I am advised that during the process to select the sites, the project engaged in one-on-one conversations with over 50 individual landholders as well as with key industry partners and NRM groups. In August 2016, to assist landholders in the Western Mount Lofty Ranges, the Adelaide and Mount Lofty Ranges Natural Resources Management Board has supported a two-year pilot project to secure low flows at required dams and watercourse diversions in the Carrickalinga catchment. Community engagement with stakeholders in the Carrickalinga catchment has been undertaken and on-ground works commenced in October 2017.
To assist landholders in the Eastern Mount Lofty Ranges during late 2015 and throughout 2016, a business case was developed by the Department of Environment, Water and Natural Resources seeking funding through the Murray Futures program for state priority project funds from the commonwealth.

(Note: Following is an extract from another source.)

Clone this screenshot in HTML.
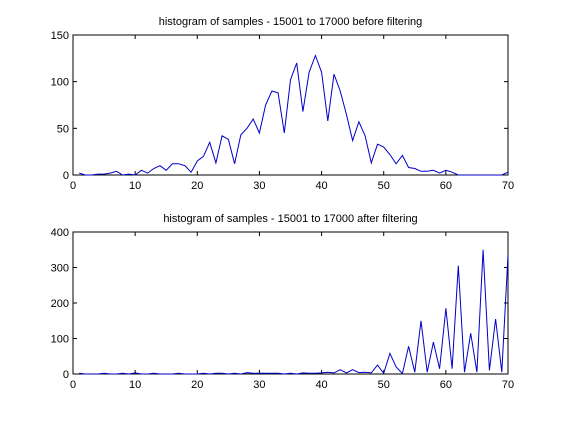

These funds sought were to support the implementation of low-flow projects in the Eastern Mount Lofty Ranges, the project named Flows for the Future.
The Flows for the Future business case process was successful in gaining Australian government funding support for a project in a section of the Eastern Mount Lofty Ranges. On 16 December 2016, the Australian government approved funding of a bit over $12 million for the Flows for the Future program. This represents 90 per cent of the total project cost, with the remaining 10 per cent to be contributed by South Australia, bringing the total investment to almost $13.5 million.
Flows for the Future will provide funding for devices designed to pass low flows and their installation at up to 500 strategically located dams and surface water diversion points across the Eastern Mount Lofty Ranges, beginning, I am advised, with the Angas catchment. The program is taking a strategic approach to get the best outcome for resources invested. Some dams and watercourse diversions have more influence on the pattern of flow than others, I am advised, so are the more effective places to secure the low flows. That goes to the Hon. Mr Darley's point about how they are selected and why.
By securing low flows at these strategic locations, the environmental flow requirements described in the water allocation plans for the project region will be provided at critical times, improving catchment health and maximising the amount of water that can be allocated to support primary production and the wider community.
I am further advised that a tender for businesses to join a panel of suppliers for the design and/or construction of low-flow devices for the Flows for the Future program has opened and will close on 20 November (just past). Discussions with local industry and other representative groups in the Eastern Mount Lofty Ranges are continuing, I am advised, as part of the Flows for the Future program. Discussions with participating landholders began in July, as I said earlier, and the installation process has also begun. The Flows for the Future program will continue through to July 2019.